他責世代

衝撃の本だった。大学の先生が自分の大学の大学生を素材に書いた「先生、どうか皆の前でほめないで下さい: いい子症候群の若者たち」--- 「いい子」は昔からいた。ひょっとすると僕も「いい子」だったかもしれない。しかしきょーびのいい子は僕の想像をはるかに超えた同調/他責モンスターだった。過度な平等志向、目立つことへの恐怖=出る杭には絶対にならない/なりたくない、自分では決められない/決めたくない、競争回避/協調優先、異常なまでに低い自己肯定感/効用感等々。なんでここまでになったのか。バブルが弾けてからの失われたウン十年の中で生まれて育った子たち。文科省が2000年代に始めたゆとり教育の罪も相当重い気がするが、原因がどこにあれ、結果この状態はもう異常というしかない。所謂「引きこもり」は極端な例かもしれないが、社会を担う現役世代の相当の数が程度の差こそあれ「社会」と「自分」の間に「一線」を引いてしまっているのではないかととても不安になる。きょう奇しくも出生率が過去最低を記録したとのニュース。

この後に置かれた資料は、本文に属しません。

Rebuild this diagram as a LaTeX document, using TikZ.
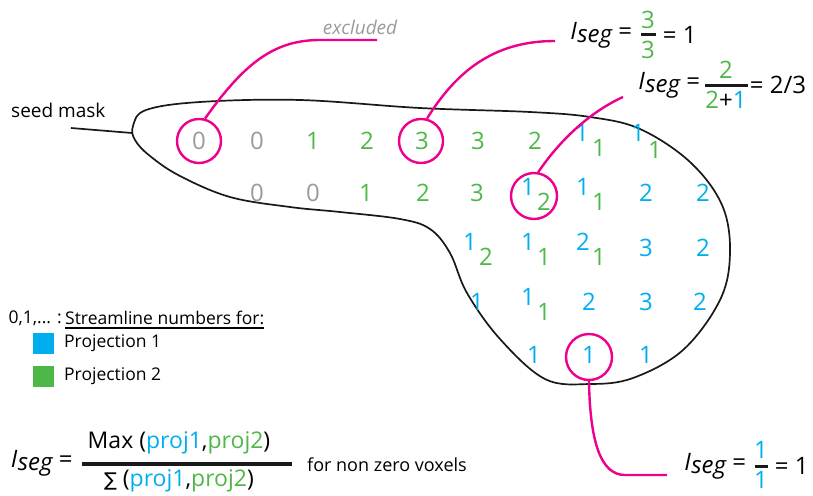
\documentclass[tikz,border=0pt]{standalone}
\usepackage{fontspec}
\setmainfont{Open Sans}
\newfontfamily\djv{DejaVu Sans}
\usetikzlibrary{calc}
\definecolor{cblue}{HTML}{00AEEF}
\definecolor{cgreen}{HTML}{4DB848}
\definecolor{cgray}{HTML}{9A9A9A}
\definecolor{cmag}{HTML}{EC008C}
\newcommand\isegtxt{\textit{I\kern0.5pt\raisebox{-3pt}{seg}}}
\tikzset{
  dg/.style={inner sep=0pt, font=\fontsize{24}{24}\selectfont},
  dgray/.style={dg, text=cgray},
  dgreen/.style={dg, text=cgreen},
  dblue/.style={dg, text=cblue},
  magcirc/.style={circle, draw=cmag, line width=2.4pt, inner sep=0pt, minimum size=#1},
  magline/.style={draw=cmag, line width=2.4pt},
  lbl/.style={inner sep=0pt, font=\fontsize{24}{24}\selectfont},
  small/.style={inner sep=0pt, font=\fontsize{17.5}{17.5}\selectfont},
  fbar/.style={fill=black!90, inner sep=0pt, minimum height=#1},
}
\begin{document}
\begin{tikzpicture}[x=1pt,y=-1pt]
\useasboundingbox (0,0) rectangle (813,495);
% blob
\draw[line width=1.7pt, black!90] plot[smooth cycle, tension=0.6] coordinates {
 (133,126) (146,110) (200,102) (300,100) (420,108) (530,112) (590,117) (640,129)
 (690,162) (722,205) (730,253) (720,300) (683,350) (633,378) (590,384) (545,379)
 (500,339) (467,293) (450,253) (430,229) (400,219) (340,212) (290,207) (230,197)
 (180,176) (150,156) (135,140)};
\coordinate (tip) at (132,133);
\coordinate (sm) at (71,128);
\node[inner sep=0pt, font=\fontsize{19}{19}\selectfont, anchor=west] (seedmask) at (11,110) {seed mask};
\draw[line width=1.7pt, black!90] (sm) -- (tip);
% row 1
\node[dgray]  (a1) at (199,141) {0};
\node[dgray]  (a2) at (257,141) {0};
\node[dgreen] (a3) at (313,141) {1};
\node[dgreen] (a4) at (367,141) {2};
\node[dgreen] (a5) at (422,141) {3};
\node[dgreen] (a6) at (478,141) {3};
\node[dgreen] (a7) at (535,141) {2};
\node[dblue]  (a8) at (582,133) {1};
\node[dgreen] (a8g) at (599,148) {1};
\node[dblue]  (a9) at (638,133) {1};
\node[dgreen] (a9g) at (655,150) {1};
% row 2
\node[dgray]  (b1) at (257,193) {0};
\node[dgray]  (b2) at (313,193) {0};
\node[dgreen] (b3) at (366,193) {1};
\node[dgreen] (b4) at (423,193) {2};
\node[dgreen] (b5) at (477,193) {3};
\node[dblue]  (b6) at (528,187) {1};
\node[dgreen] (b6g) at (544,202) {2};
\node[dblue]  (b7) at (583,187) {1};
\node[dgreen] (b7g) at (599,202) {1};
\node[dblue]  (b8) at (646,193) {2};
\node[dblue]  (b9) at (703,193) {2};
% row 3
\node[dblue]  (c1) at (470,242) {1};
\node[dgreen] (c1g) at (486,257) {2};
\node[dblue]  (c2) at (528,242) {1};
\node[dgreen] (c2g) at (544,257) {1};
\node[dblue]  (c3) at (583,242) {2};
\node[dgreen] (c3g) at (599,257) {1};
\node[dblue]  (c4) at (646,248) {3};
\node[dblue]  (c5) at (703,248) {2};
% row 4
\node[dblue]  (d1) at (477,302) {1};
\node[dblue]  (d2) at (528,297) {1};
\node[dgreen] (d2g) at (544,312) {1};
\node[dblue]  (d3) at (589,302) {2};
\node[dblue]  (d4) at (646,302) {3};
\node[dblue]  (d5) at (700,302) {2};
% row 5
\node[dblue]  (e1) at (534,355) {1};
\node[dblue]  (e2) at (589,355) {1};
\node[dblue]  (e3) at (646,355) {1};
% circles
\node[magcirc=44pt] (k0) at (199,141) {};
\node[magcirc=44pt] (k3) at (421,141) {};
\node[magcirc=46pt] (k12) at (534,196) {};
\node[magcirc=46pt] (k1) at (589,357) {};
% callout ends
\coordinate (x1) at (377,40);
\coordinate (x2) at (555,41);
\coordinate (x3) at (623,97);
\coordinate (x4) at (667,475);
\draw[magline] (k0.75) .. controls (245,62) and (275,40) .. (320,40) -- (x1);
\draw[magline] (k3.75) .. controls (460,65) and (500,41) .. (x2);
\draw[magline] (k12.80) .. controls (560,140) and (590,112) .. (x3);
\draw[magline] (k1.south) .. controls (590,440) and (600,475) .. (625,475) -- (x4);
% excluded
\node[inner sep=0pt, font=\fontsize{19}{19}\selectfont\itshape, text=cgray] (excl) at (360,27) {excluded};
% label 1
\node[fbar=3pt, minimum width=15pt] (l1bar) at (648,35) {};
\node[lbl, text=cgreen] (l1n) at (648,20) {3};
\node[lbl, text=cgreen] (l1d) at (648,50) {3};
\node[lbl, anchor=east] (l1a) at ($(l1bar.west)+(-8,0)$) {\isegtxt\ =};
\node[lbl, anchor=west] (l1b) at ($(l1bar.east)+(7,0)$) {= 1};
% label 2
\node[fbar=3pt, minimum width=43pt] (l2bar) at (726,85) {};
\node[lbl, text=cgreen] (l2n) at (726,70) {2};
\node[lbl] (l2d) at (726,100) {\textcolor{cgreen}{2}+\textcolor{cblue}{1}};
\node[lbl, anchor=east] (l2a) at ($(l2bar.west)+(-4,0)$) {\isegtxt\ =};
\node[lbl, anchor=west] (l2b) at ($(l2bar.east)+(2,0)$) {= 2/3};
% label 3
\node[fbar=3pt, minimum width=13pt] (l3bar) at (761,466) {};
\node[lbl, text=cblue] (l3n) at (761,450) {1};
\node[lbl, text=cblue] (l3d) at (761,480) {1};
\node[lbl, anchor=east] (l3a) at ($(l3bar.west)+(-8,0)$) {\isegtxt\ =};
\node[lbl, anchor=west] (l3b) at ($(l3bar.east)+(7,0)$) {= 1};
% legend
\node[small, anchor=east] (lg0) at (62,318) {0,1,... :};
\node[small, anchor=west] (lg1) at (65,318) {Streamline numbers for:};
\draw[line width=1.8pt] (lg1.south west) ++(0,3) -- ($(lg1.south east)+(0,3)$);
\node[fill=cblue, minimum size=21pt, inner sep=0pt] (sq1) at (43.5,343) {};
\node[fill=cgreen, minimum size=21pt, inner sep=0pt] (sq2) at (43.5,376) {};
\node[small, anchor=west] (p1) at (64,343) {Projection 1};
\node[small, anchor=west] (p2) at (64,376) {Projection 2};
% bottom formula
\node[fbar=4pt, minimum width=210pt] (fbar0) at (187,464) {};
\node[lbl, font=\fontsize{23}{23}\selectfont] (fn) at (179,443) {Max (\textcolor{cblue}{proj1},\textcolor{cgreen}{proj2})};
\node[lbl, font=\fontsize{23}{23}\selectfont] (fd) at (179,481) {{\djv\fontsize{19}{19}\selectfont ∑} (\textcolor{cblue}{proj1},\textcolor{cgreen}{proj2})};
\node[lbl, anchor=east] (fa) at ($(fbar0.west)+(-9,-1)$) {\isegtxt\ =};
\node[inner sep=0pt, font=\fontsize{18}{18}\selectfont, anchor=west] (fv) at (307,465) {for non zero voxels};
\end{tikzpicture}
\end{document}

これから政府が子育て支援でいくらカネをばら撒いても、この不活性な、世の中と一線を引いているかのような若者では何も変わっていかないのではないかという気持ちになった。「親ガチャ」という言葉がここ数年流行ってきたのもようやく腑に落ちた。要は全て他責なのだ。自分は空洞。自分から環境に働きかけて行動して変えようというマインドはそこにはない。日本はたぶん「人口が減る」ことが問題なのではない。この「我関せず」の態度と行動様式が我が国の国民性として定着してしまうことが一番怖い。